_Task description_
Write each line of the material exactly as given, from the top through the line that contains "Chart.register(...registerables);", and omit all pictures.

(Entries with chart source code)

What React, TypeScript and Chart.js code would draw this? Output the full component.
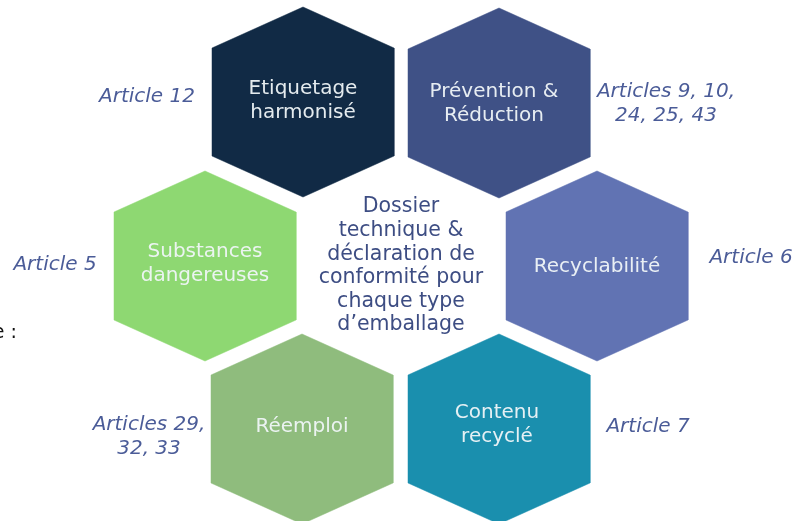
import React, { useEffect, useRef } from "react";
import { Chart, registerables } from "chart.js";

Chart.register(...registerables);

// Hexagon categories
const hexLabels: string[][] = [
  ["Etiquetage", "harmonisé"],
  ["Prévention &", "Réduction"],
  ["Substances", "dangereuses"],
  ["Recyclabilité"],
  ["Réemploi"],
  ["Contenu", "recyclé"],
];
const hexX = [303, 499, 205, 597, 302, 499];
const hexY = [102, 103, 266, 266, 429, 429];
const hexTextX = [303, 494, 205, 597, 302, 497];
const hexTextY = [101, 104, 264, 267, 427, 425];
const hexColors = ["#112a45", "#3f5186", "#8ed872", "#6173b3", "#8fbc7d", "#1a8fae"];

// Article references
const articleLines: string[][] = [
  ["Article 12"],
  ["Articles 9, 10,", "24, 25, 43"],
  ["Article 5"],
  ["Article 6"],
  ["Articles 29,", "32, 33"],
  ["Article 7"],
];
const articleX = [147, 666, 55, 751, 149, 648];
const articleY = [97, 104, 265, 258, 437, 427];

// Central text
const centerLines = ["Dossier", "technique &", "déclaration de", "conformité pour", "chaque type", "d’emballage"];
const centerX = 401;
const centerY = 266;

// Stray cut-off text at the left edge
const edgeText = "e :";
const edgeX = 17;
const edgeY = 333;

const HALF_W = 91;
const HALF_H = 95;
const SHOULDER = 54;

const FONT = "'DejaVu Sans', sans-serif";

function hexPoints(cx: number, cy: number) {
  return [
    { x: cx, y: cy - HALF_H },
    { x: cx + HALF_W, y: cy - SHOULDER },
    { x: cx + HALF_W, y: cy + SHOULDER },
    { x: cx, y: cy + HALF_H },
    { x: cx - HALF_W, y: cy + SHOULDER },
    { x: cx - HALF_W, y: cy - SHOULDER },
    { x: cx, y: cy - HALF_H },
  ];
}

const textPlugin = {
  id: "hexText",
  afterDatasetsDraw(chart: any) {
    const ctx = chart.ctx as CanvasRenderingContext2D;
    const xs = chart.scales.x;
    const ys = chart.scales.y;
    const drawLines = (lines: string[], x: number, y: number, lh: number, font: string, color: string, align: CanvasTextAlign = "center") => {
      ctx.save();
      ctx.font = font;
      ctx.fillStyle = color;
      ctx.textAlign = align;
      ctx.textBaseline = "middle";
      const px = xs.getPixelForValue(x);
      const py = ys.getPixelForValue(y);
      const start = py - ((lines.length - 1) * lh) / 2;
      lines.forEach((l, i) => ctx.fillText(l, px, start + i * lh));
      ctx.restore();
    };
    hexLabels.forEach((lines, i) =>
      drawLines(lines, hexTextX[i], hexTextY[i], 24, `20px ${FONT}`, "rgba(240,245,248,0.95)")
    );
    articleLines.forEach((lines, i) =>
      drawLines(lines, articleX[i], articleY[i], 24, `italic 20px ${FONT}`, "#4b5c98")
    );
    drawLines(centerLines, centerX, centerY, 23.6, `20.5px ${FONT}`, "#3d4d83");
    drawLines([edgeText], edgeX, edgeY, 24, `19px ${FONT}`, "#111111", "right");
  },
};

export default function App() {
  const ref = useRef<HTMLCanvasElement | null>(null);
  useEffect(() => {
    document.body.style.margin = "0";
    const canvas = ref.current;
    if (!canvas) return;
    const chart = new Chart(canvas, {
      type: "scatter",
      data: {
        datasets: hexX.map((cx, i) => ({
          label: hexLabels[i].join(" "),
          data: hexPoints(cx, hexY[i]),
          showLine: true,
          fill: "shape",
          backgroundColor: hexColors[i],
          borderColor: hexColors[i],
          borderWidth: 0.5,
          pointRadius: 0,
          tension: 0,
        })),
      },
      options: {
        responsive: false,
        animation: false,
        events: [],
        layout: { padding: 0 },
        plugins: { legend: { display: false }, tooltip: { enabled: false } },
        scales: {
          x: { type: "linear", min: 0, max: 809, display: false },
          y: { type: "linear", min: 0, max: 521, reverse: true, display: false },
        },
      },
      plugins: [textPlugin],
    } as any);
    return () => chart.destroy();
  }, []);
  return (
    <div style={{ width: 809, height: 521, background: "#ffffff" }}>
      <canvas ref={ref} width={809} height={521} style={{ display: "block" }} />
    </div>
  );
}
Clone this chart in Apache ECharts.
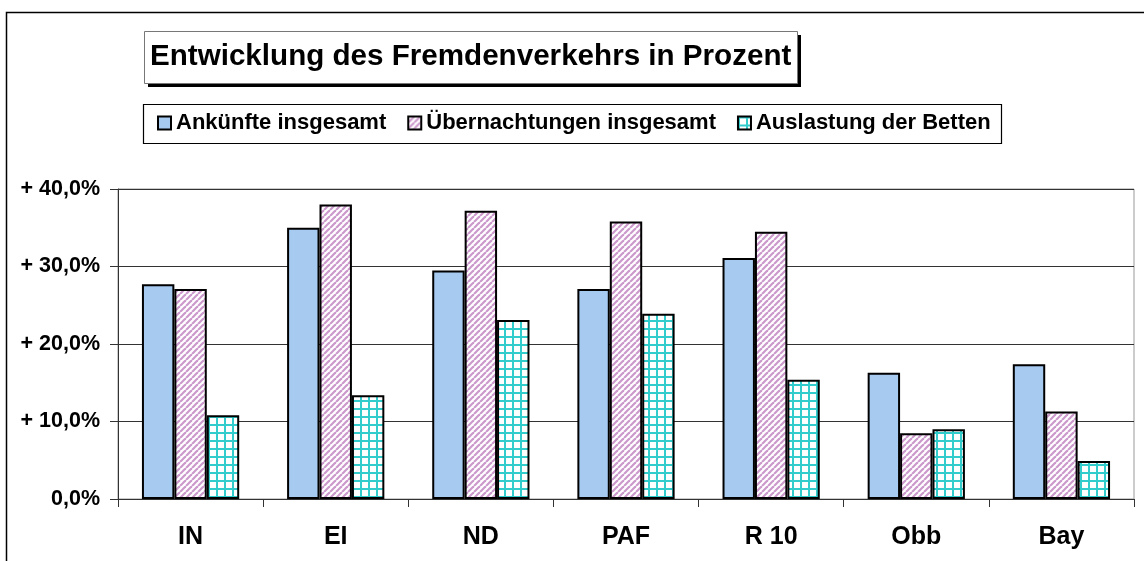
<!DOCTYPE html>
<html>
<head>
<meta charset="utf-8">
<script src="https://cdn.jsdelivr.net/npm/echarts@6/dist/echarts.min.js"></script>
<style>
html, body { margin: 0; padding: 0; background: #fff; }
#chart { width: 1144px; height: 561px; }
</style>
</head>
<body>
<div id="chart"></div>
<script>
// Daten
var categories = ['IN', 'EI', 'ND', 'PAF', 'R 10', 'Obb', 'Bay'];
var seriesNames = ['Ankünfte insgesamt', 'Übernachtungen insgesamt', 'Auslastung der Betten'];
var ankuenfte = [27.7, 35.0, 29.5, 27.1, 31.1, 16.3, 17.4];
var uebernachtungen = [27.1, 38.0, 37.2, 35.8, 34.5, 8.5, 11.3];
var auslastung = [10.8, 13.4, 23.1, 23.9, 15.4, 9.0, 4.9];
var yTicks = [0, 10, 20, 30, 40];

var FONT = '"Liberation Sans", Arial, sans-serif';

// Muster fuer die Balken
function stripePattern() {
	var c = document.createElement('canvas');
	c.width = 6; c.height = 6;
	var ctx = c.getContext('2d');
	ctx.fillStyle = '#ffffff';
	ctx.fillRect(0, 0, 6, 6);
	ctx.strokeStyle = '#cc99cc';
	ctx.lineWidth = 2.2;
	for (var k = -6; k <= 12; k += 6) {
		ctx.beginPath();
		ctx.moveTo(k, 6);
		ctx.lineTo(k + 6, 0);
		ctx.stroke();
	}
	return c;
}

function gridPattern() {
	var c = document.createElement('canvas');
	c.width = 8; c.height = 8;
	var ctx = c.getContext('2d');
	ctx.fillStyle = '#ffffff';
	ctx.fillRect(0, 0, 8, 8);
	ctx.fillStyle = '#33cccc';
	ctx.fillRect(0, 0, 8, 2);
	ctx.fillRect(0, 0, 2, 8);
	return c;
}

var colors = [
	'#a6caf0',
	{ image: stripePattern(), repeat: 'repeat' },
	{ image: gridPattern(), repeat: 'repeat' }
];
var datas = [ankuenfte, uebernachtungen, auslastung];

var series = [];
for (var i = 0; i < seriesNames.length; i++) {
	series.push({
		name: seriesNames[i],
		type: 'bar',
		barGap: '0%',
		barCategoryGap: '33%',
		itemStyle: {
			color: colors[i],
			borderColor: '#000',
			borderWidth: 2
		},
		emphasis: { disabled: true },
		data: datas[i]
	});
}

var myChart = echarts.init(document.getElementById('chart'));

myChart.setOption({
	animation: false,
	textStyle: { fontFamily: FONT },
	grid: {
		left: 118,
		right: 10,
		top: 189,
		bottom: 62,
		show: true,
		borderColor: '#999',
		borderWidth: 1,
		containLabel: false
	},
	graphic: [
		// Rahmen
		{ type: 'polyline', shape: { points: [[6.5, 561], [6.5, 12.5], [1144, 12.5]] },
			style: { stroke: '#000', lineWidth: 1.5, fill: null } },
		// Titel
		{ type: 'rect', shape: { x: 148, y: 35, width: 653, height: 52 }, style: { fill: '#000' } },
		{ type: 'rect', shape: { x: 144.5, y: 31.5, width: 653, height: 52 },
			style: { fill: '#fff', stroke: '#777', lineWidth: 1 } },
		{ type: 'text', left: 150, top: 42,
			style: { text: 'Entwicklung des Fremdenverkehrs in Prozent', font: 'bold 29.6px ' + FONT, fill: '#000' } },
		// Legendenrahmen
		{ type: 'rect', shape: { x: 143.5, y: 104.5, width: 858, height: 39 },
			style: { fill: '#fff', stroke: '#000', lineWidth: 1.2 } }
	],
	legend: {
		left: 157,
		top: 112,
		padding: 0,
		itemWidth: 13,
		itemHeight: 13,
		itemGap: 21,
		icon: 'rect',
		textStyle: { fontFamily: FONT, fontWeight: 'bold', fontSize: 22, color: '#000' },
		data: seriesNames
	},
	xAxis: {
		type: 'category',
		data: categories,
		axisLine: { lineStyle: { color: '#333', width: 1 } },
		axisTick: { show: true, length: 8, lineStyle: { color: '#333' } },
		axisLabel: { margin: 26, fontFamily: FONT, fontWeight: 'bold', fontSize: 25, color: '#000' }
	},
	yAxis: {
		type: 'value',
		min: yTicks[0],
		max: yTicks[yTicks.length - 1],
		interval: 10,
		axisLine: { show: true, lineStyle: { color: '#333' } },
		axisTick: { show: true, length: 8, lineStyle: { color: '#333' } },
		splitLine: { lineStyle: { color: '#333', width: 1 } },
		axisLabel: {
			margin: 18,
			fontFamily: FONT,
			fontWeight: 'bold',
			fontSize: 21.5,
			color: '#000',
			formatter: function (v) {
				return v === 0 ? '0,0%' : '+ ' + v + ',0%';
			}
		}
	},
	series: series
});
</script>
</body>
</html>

_Answer to the exercise_
What React, TypeScript and Chart.js code would draw this? Output the full component.
import React, { useEffect, useRef } from "react";
import { Chart, registerables } from "chart.js";

Chart.register(...registerables);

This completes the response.